The casualness with which so many Christians currently take the matter of a visible church is a cause for concern about clarity and truth. The faith and conduct of true Christians themselves, who are the Church according to the Bible, is the main point and that before any sectarianism is introduced to assist in advancing the church as a social institution. The first involves all Christians who in aggregate comprise the Church, and a structure seen by all passers-by identifying a congregation as a church. The difference in spiritual congregation and the secular building (office of a congregation) is important, even vital in the understanding of the meaning of Church as it appears in Scripture, and as a guide for persons having interest in understanding what Christianity means. Our concern here is for the physical mass we call a church.

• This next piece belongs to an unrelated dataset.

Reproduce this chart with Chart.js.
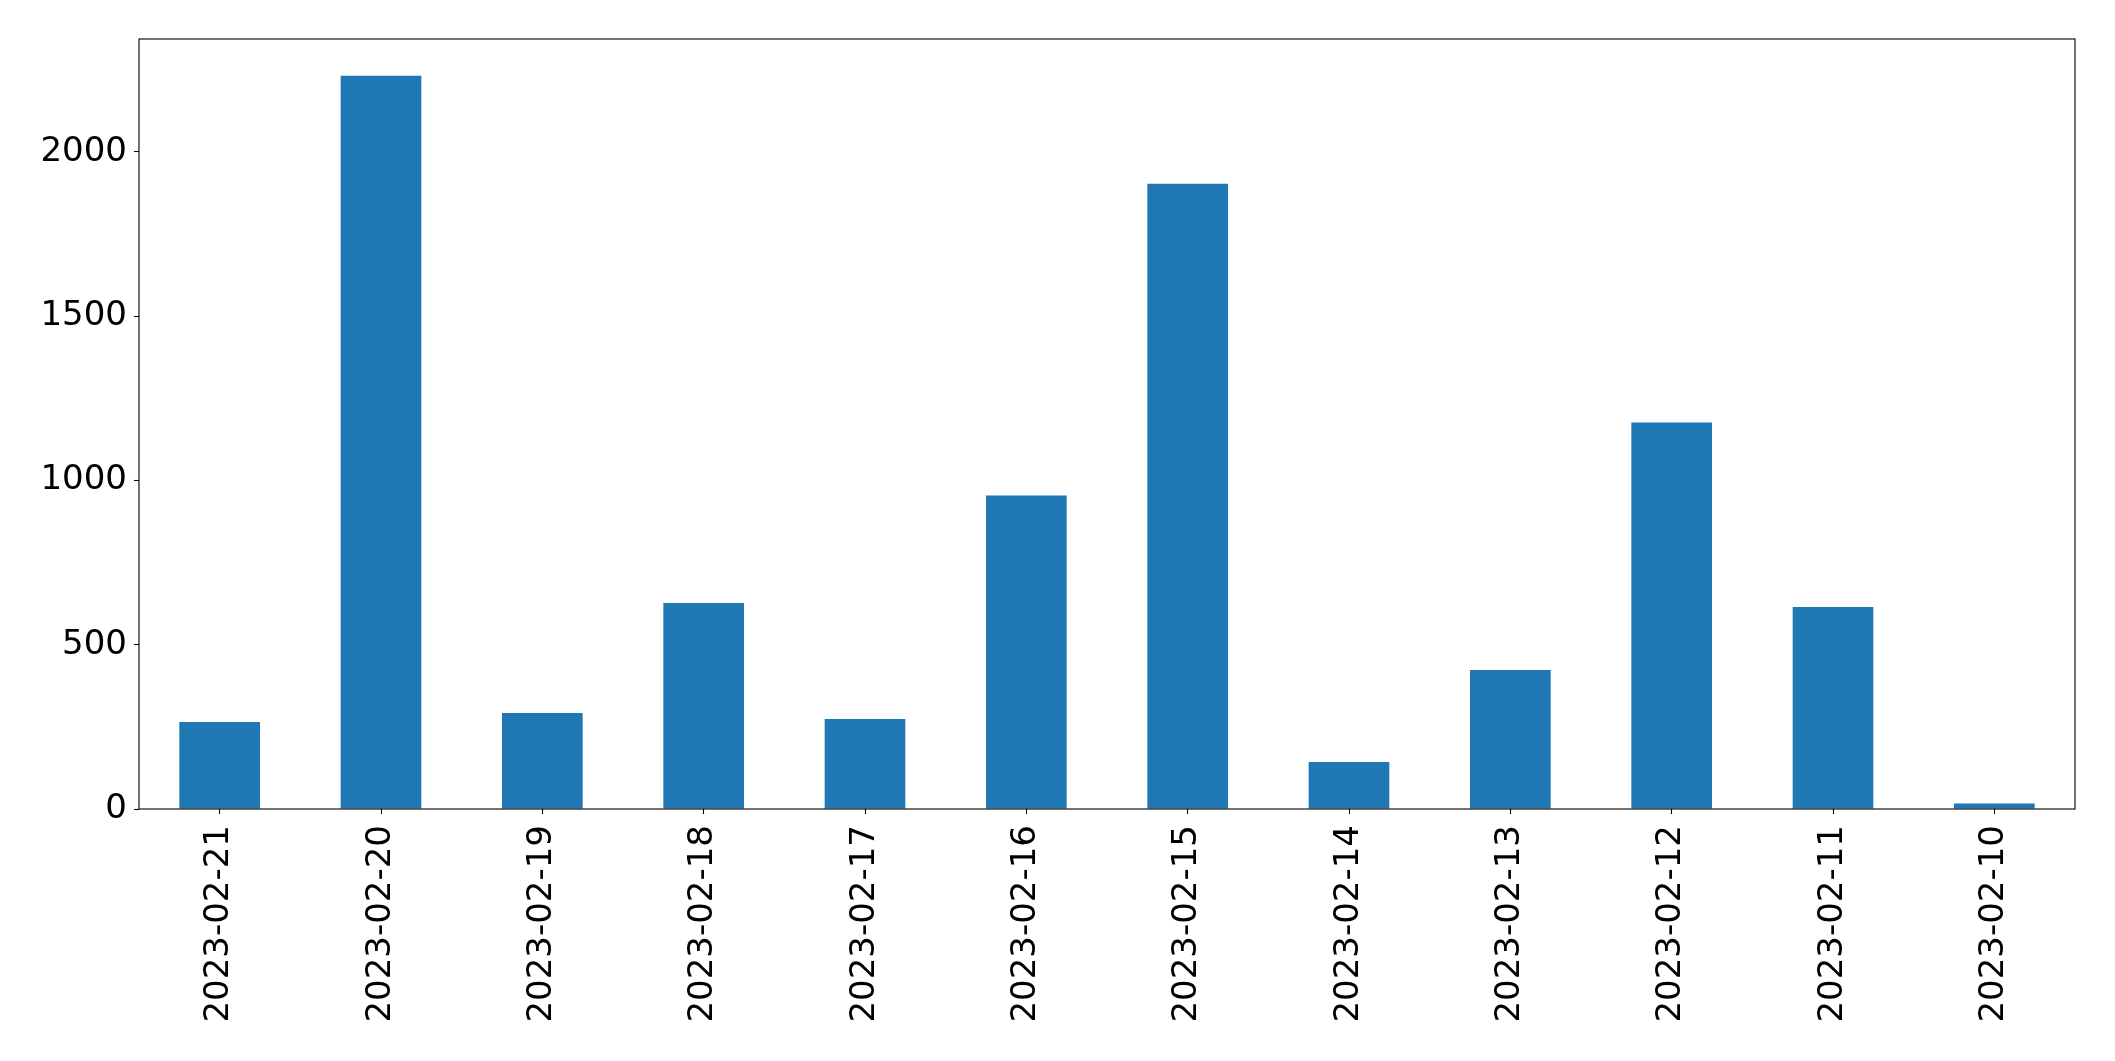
<!DOCTYPE html>
<html>
<head>
<meta charset="utf-8">
<script src="https://cdn.jsdelivr.net/npm/chart.js@4/dist/chart.umd.min.js"></script>
<style>
  html, body { margin: 0; padding: 0; background: #fff; }
  canvas { display: block; }
</style>
</head>
<body>
<canvas id="barChart" width="2115" height="1061"></canvas>
<script>
// data
const dates = ["2023-02-21", "2023-02-20", "2023-02-19", "2023-02-18", "2023-02-17", "2023-02-16",
               "2023-02-15", "2023-02-14", "2023-02-13", "2023-02-12", "2023-02-11", "2023-02-10"];
const counts = [265, 2232, 292, 627, 274, 954, 1903, 143, 423, 1176, 615, 17];
const yTicks = [0, 500, 1000, 1500, 2000];

// matplotlib-like 5% headroom on top
const yMax = Math.max(...counts) * 1.05;

// draw all four spines
const frame = {
  id: 'frame',
  afterDraw(chart) {
    const { ctx, chartArea: a } = chart;
    ctx.save();
    ctx.strokeStyle = '#000';
    ctx.lineWidth = 1.1;
    ctx.strokeRect(a.left, a.top, a.right - a.left, a.bottom - a.top);
    ctx.restore();
  }
};

const font = { family: 'DejaVu Sans', size: 34 };

const config = {
  type: 'bar',
  data: {
    labels: dates,
    datasets: [{
      data: counts,
      backgroundColor: '#1f77b4',
      borderWidth: 0,
      categoryPercentage: 1.0,
      barPercentage: 0.5
    }]
  },
  options: {
    responsive: false,
    animation: false,
    layout: { padding: { left: 0, top: 39, right: 40, bottom: 0 } },
    plugins: { legend: { display: false }, tooltip: { enabled: false } },
    scales: {
      x: {
        offset: true,
        grid: { display: true, offset: false, drawOnChartArea: false, drawTicks: true, tickLength: 5, tickColor: '#000', tickWidth: 1.1 },
        border: { display: false },
        ticks: { color: '#000', font, minRotation: 90, maxRotation: 90, autoSkip: false, padding: 11 },
        afterFit(scale) { scale.height = 252; }
      },
      y: {
        min: 0,
        max: yMax,
        afterBuildTicks(scale) { scale.ticks = yTicks.map(v => ({ value: v })); },
        grid: { display: true, drawOnChartArea: false, drawTicks: true, tickLength: 5, tickColor: '#000', tickWidth: 1.1 },
        border: { display: false },
        ticks: { color: '#000', font, padding: 7, callback: v => String(v) },
        afterFit(scale) { scale.width = 139; }
      }
    }
  },
  plugins: [frame]
};

const myChart = new Chart(document.getElementById('barChart'), config);
</script>
</body>
</html>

Recently in a full article in the Minneapolis Star Tribune the reporter quoted the minister he was interviewing. Interest related to a house church. That is, a congregation met in homes, in buildings not dedicated to the sacred purpose of worship and ministry. The pastor of the Epic Life Church stated: There is no place in the Bible that teaches that folks should meet in a building. There was a feeling, stated succinctly by someone, No Church, no steeple, but a lot of people. This group had a significant number of good people as constituents. The problem is, if my long experience may be some indicator, these congregations tend to fade away. Further, the pastor’s statement is really incorrect. The Bible has considerable to say about the center where persons enter for the prime purpose of the building – to have a House of God on earth. The Tabernacle of Moses and Aaron occupies chapters in the early books of the Bible. The dedication of the Temple under Solomon is a high point, perhaps the highest, in the Old Testament. The Restoration Temple in the days after the release of Israel from Babylon is a bright part of that era. Jesus gave the concept strong support, not only in his own attendance in the Temple refurbished by Herod, but also in the synagogue movement. To make a statement that the building is somewhat superfluous to Christianity gives strong support to part of secular society that would do away with virtually anything om earth that would be related to spiritual vision, and specifically to God in Jesus Christ.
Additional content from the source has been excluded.